■ Material provided ■
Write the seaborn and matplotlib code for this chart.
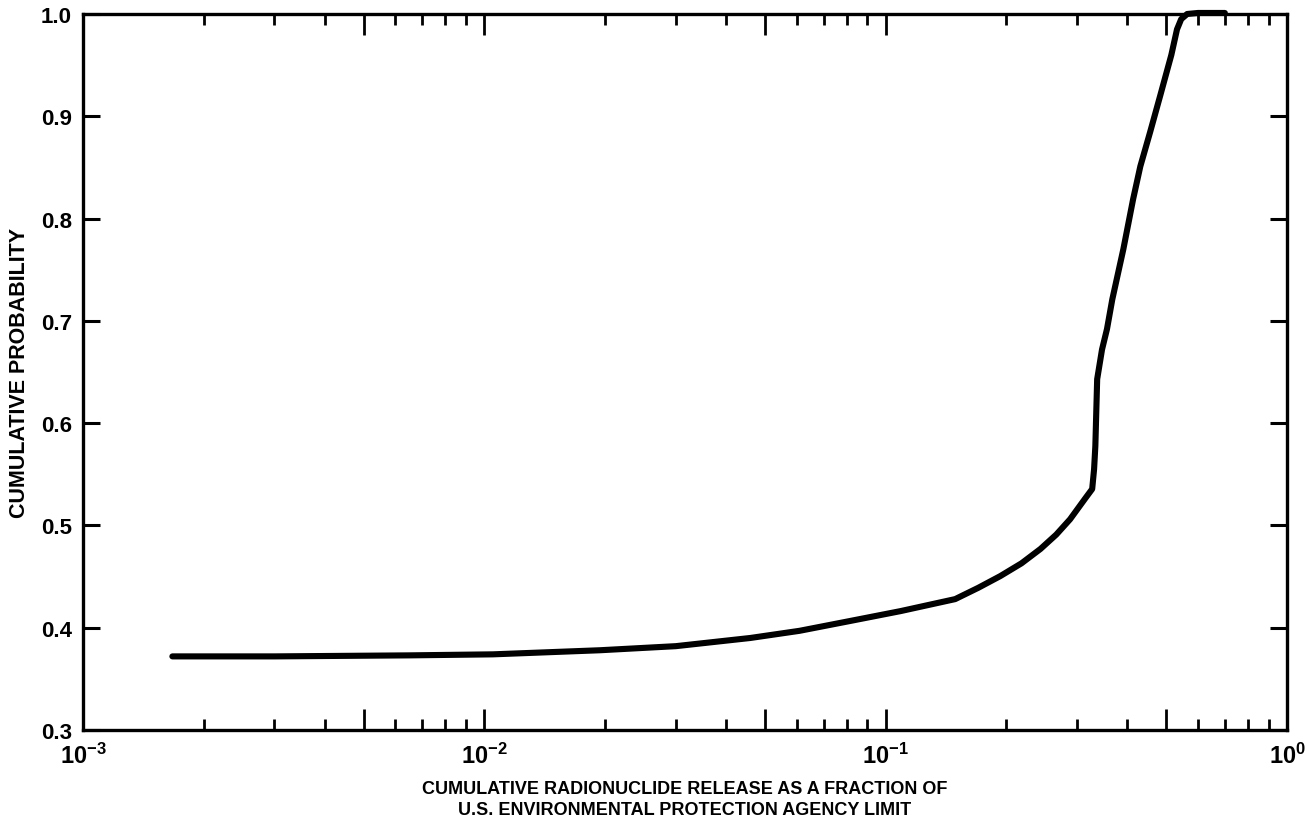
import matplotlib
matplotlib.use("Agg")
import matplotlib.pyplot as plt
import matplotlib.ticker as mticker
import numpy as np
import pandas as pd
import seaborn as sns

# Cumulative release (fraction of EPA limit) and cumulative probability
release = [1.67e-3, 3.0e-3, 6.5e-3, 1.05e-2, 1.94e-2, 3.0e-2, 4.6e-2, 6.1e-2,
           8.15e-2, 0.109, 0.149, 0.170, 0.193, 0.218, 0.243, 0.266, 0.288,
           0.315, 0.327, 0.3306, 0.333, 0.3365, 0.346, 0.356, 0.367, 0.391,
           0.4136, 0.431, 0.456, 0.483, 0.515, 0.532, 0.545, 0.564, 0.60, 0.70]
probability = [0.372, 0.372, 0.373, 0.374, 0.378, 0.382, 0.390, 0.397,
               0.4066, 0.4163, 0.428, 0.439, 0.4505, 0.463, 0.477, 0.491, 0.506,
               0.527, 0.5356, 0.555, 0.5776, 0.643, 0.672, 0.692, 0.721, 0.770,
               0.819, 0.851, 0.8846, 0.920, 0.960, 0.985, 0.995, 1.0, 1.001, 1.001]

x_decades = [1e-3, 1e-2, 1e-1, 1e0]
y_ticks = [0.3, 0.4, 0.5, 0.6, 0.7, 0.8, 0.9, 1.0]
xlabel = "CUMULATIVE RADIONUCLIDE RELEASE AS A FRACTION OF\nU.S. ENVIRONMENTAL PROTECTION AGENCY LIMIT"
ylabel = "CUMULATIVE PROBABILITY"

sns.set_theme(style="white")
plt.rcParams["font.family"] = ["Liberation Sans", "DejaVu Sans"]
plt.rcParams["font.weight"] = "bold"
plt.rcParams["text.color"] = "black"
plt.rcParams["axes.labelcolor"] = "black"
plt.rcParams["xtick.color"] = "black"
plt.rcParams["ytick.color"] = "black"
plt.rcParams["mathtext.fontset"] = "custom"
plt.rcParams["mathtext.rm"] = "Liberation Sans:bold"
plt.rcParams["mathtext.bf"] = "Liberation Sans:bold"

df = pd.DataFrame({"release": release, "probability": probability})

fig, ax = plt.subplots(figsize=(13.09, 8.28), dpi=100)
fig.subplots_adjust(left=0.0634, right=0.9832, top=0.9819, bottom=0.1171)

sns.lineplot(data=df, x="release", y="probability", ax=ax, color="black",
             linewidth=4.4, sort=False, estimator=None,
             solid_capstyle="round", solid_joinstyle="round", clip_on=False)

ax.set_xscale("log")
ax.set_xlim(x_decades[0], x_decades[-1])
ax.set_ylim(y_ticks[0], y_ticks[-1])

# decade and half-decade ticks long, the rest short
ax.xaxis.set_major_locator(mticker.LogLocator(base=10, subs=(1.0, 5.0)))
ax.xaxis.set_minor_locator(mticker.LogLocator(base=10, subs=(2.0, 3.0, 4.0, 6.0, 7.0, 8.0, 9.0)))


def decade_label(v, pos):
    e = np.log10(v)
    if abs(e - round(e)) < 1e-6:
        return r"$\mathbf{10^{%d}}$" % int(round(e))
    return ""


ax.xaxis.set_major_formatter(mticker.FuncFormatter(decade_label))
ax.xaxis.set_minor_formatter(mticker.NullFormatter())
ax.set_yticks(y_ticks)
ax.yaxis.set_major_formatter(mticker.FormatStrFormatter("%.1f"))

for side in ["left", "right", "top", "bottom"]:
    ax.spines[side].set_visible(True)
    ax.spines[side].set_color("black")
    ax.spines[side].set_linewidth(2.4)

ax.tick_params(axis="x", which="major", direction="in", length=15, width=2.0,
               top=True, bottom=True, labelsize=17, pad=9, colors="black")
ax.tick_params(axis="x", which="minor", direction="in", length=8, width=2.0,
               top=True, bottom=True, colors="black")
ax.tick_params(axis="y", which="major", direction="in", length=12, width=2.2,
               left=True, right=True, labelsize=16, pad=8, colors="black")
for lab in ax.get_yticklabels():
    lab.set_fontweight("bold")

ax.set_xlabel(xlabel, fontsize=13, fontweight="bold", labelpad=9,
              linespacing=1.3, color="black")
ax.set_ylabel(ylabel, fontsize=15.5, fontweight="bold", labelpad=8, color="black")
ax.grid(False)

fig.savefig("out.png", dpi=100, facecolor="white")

■ Short problem ■
From the listing, copy each line containing the word "matplotlib".

■ Finished exercise ■
Write the seaborn and matplotlib code for this chart.
import matplotlib
matplotlib.use("Agg")
import matplotlib.pyplot as plt
import matplotlib.ticker as mticker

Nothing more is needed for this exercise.